Tag Archives: Dante

7. Dante’s The Divine Comedy

At rare moments in a cultural tradition, great works are created which sum up all the strands of thought and imagination that have gone into the making of that tradition. Such a unifying work is usually the work of a poetic genius. In the case of Western Christendom, that moment comes in the early part of the 14th century; the work is The Divine Comedy, and the poet is Dante Alighieri. (Mortimer J. Adler and Seymour Cain, Religion and Theology, volume 4 of The Great Ideas Program, Encyclopedia Britannica, 1961, page 109)

Thus Mortimer J. Adler and Seymour Cain introduce their guide to Dante’s The Divine Comedy, which I’ve now reached in my rereading of selections from Great Books of the Western World guided by The Great Ideas Program.
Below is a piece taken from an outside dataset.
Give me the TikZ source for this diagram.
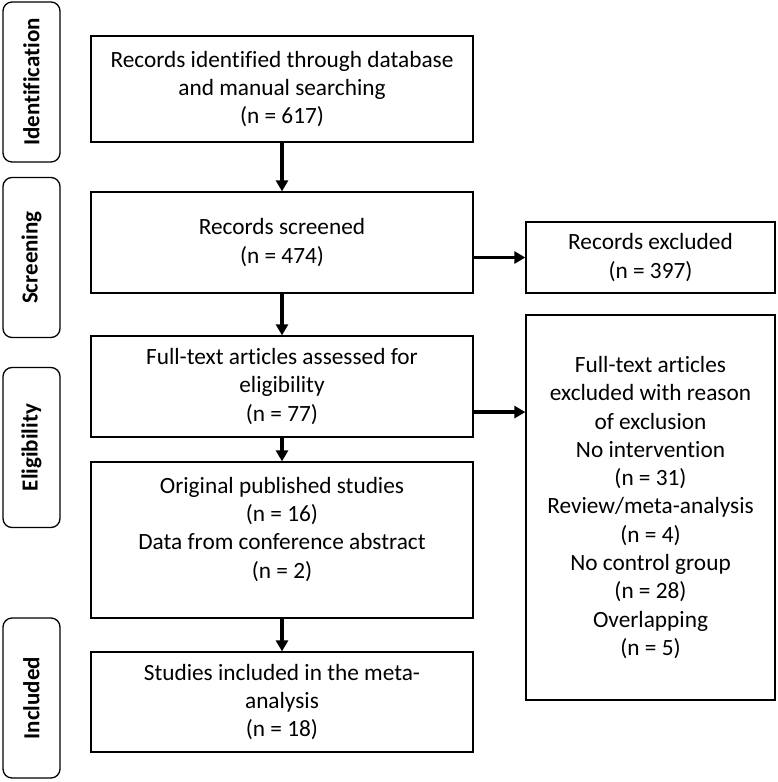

They conclude their introduction to The Divine Comedy with this claim regarding it, “The result is both a literary masterpiece and an unforgettable view of man’s spiritual nature and destiny” (Adler and Wolff, page 110).

Adler and Wolff go on to: (I) consider the purpose and subject of The Divine Comedy; (II) survey its first two sections, “Hell” and “Purgatory;” (III) introduce the assigned reading, “Paradise;” (IV) identify and explain the significance of the figures that Dante meets in his ascent through Paradise; and (V) discuss three questions which they ask on Dante and The Divine Comedy. Here I’ll sketch the life of Dante, note what Adler and Wolff say about the purpose and subject of The Divine Comedy, and pose the three questions asked by Adler and Wolff.

Dante
Dante was born in Florence, Italy, in 1265. He received a rich education in classical and religious subjects. His idealized love for a beautiful girl, Beatrice Portinari, provided much inspiration for his writings. However, although grief-stricken by her early death, shortly afterwards he married Gemma Donati and they had at least three children.
Dante was active in the political and military life of Florence. He became involved in a political dispute between two groups, the Guelphs and the Ghibellines. A group within the Guelphs that was hostile to Dante gained control of Florence about 1300 and banished Dante. He spent the last few years of his exile in Ravenna, where he died in 1321.
Dante began working on The Divine Comedy in about 1308 and completed it in 1321. It was his masterpiece, but his other works also “hold an important place in the history of Italian literature and make their essential contribution to the formation of a literary awareness and tradition, establishing new literary forms and new aims of thought” (The New Encyclopedia Britannica, 1974, volume 5, page 481).

The Purpose and Subject of The Divine Comedy
The original title of the work was The Comedy of Dante Alighieri, with “comedy” referring to its happy ending at the throne of God. “Divine” was added in the 16th century, expressing admiration for its high quality as well as indicating its sacred theme. Dante’s aim was to affect human character and action. In a letter to his patron he wrote: “The subject of the whole work, taken merely in its literal sense, is the state of souls after death, considered simply as a fact. But if the work is understood in its allegorical intention, the subject of it is man, according as, by his deserts and demerits in the use of his free will, he is justly open to rewards and punishments.” (Adler and Wolff, page 111)

Questions asked by Adler and Wolff:
1. Are we to take Dante’s story as an imaginative fiction or as an allegory of religious truth?
2. Who was Beatrice? What does she represent in the poem?
3. What are Dante’s theological views?